Go through the listing and copy each line with the string "matplotlib".

________________

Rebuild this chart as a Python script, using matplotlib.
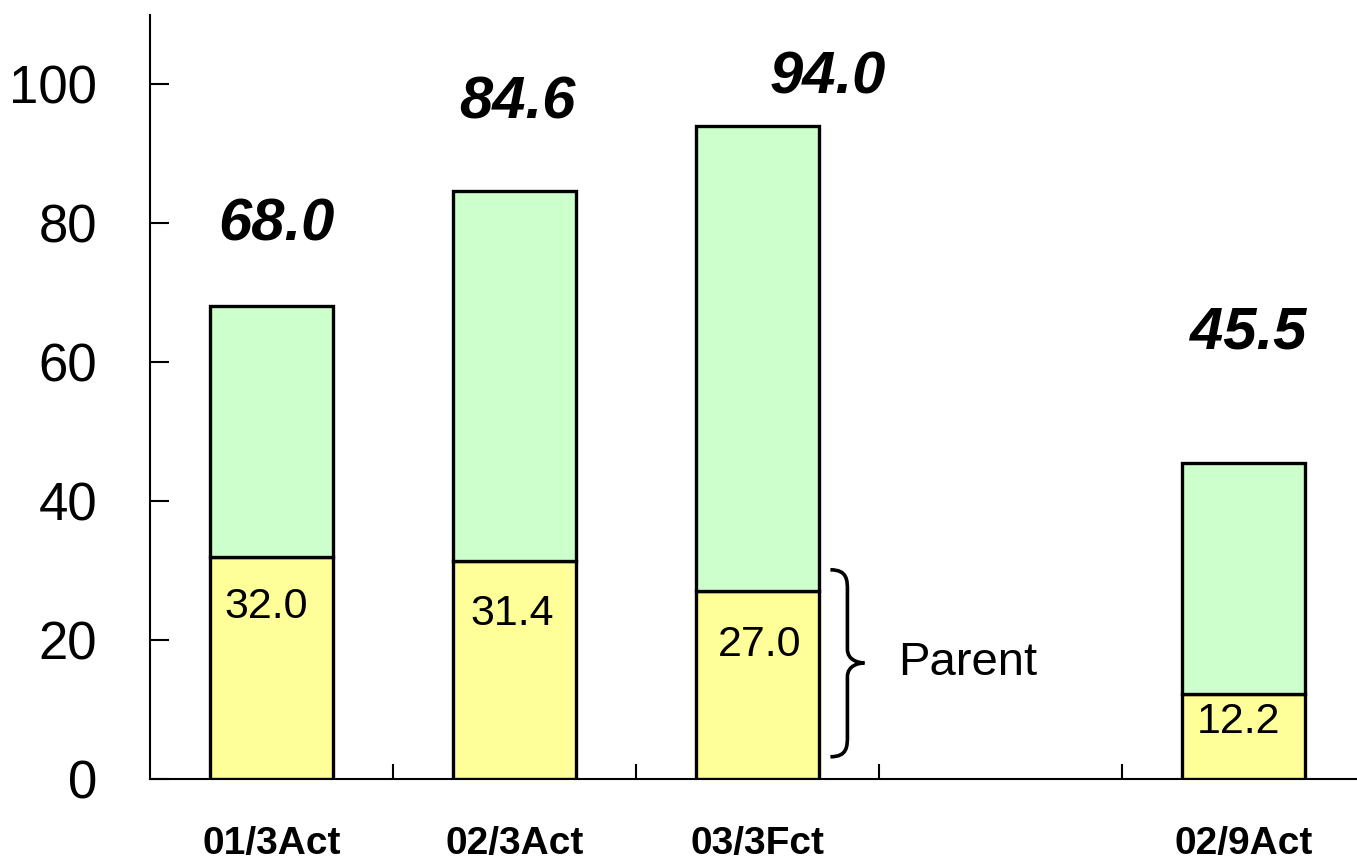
import matplotlib
matplotlib.use("Agg")
import matplotlib.pyplot as plt
from matplotlib.path import Path
from matplotlib.patches import PathPatch

# ---- data ----
categories = ["01/3Act", "02/3Act", "03/3Fct", "", "02/9Act"]
bar_pos = [0, 1, 2, 4]
parent = [32.0, 31.4, 27.0, 12.2]
total = [68.0, 84.6, 94.0, 45.5]
yticks = [0, 20, 40, 60, 80, 100]

# layout helpers (label placement)
total_label_y = [79.7, 97.3, 100.9, 64.2]
total_label_dx = [0.02, 0.01, 0.29, 0.02]
parent_label_y = [24.7, 23.7, 19.3, 8.2]
parent_label_dx = [-0.02, -0.01, 0.01, -0.02]

plt.rcParams['font.family'] = ['Liberation Sans', 'DejaVu Sans']

W, H = 1357, 864
fig = plt.figure(figsize=(W / 100, H / 100), dpi=100)
ax_left, ax_right = 150, 1365
ax_bottom, ax_top = 779, 14.5
ax = fig.add_axes([ax_left / W, 1 - ax_bottom / H, (ax_right - ax_left) / W, (ax_bottom - ax_top) / H])

other = [t - p for t, p in zip(total, parent)]
bw = 0.51
ax.bar(bar_pos, parent, width=bw, color="#FFFF99", edgecolor="black", linewidth=2.4, zorder=3)
ax.bar(bar_pos, other, bottom=parent, width=bw, color="#CCFFCC", edgecolor="black", linewidth=2.4, zorder=3)

for x, t, ty, dx in zip(bar_pos, total, total_label_y, total_label_dx):
    ax.text(x + dx, ty, f"{t:.1f}", ha="center", va="center", fontsize=43,
            fontweight="bold", fontstyle="italic", zorder=5)
for x, p, py, dx in zip(bar_pos, parent, parent_label_y, parent_label_dx):
    ax.text(x + dx, py, f"{p:.1f}", ha="center", va="center", fontsize=31, zorder=5)

ax.set_xlim(-0.5, 4.5)
ax.set_ylim(0, 110)
ax.set_yticks(yticks)
ax.tick_params(axis="y", direction="in", length=14, width=1.5, pad=38, labelsize=38)
ax.set_xticks(range(len(categories)))
ax.set_xticklabels(categories, fontsize=28, fontweight="bold")
ax.set_xticks([0.5, 1.5, 2.5, 3.5], minor=True)
ax.tick_params(axis="x", which="major", length=0, pad=34)
ax.tick_params(axis="x", which="minor", direction="in", length=11, width=1.5)
for s in ["top", "right"]:
    ax.spines[s].set_visible(False)
for s in ["left", "bottom"]:
    ax.spines[s].set_linewidth(1.5)

# curly brace next to bar 3 parent segment
x0, xm, xt = 2.30, 2.37, 2.44
ytop, ybot, ymid = 30.1, 3.2, 16.7
verts = [
    (x0, ytop), (xm, ytop), (xm, ytop - 1.5), (xm, ytop - 3.0),
    (xm, ymid + 2.0),
    (xm, ymid + 0.3), (xt - 0.02, ymid), (xt, ymid),
    (xt - 0.02, ymid), (xm, ymid - 0.3), (xm, ymid - 2.0),
    (xm, ybot + 3.0),
    (xm, ybot + 1.5), (xm, ybot), (x0, ybot),
]
codes = [Path.MOVETO, Path.CURVE4, Path.CURVE4, Path.CURVE4,
         Path.LINETO,
         Path.CURVE4, Path.CURVE4, Path.CURVE4,
         Path.CURVE4, Path.CURVE4, Path.CURVE4,
         Path.LINETO,
         Path.CURVE4, Path.CURVE4, Path.CURVE4]
ax.add_patch(PathPatch(Path(verts, codes), fill=False, lw=2.6, edgecolor="black",
                       clip_on=False, zorder=4))
ax.text(2.58, 16.7, "Parent", ha="left", va="center", fontsize=34)

fig.savefig("out.png", dpi=100)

________________

- **Final result**
Rebuild this chart as a Python script, using matplotlib.
import matplotlib
matplotlib.use("Agg")
import matplotlib.pyplot as plt
from matplotlib.path import Path
from matplotlib.patches import PathPatch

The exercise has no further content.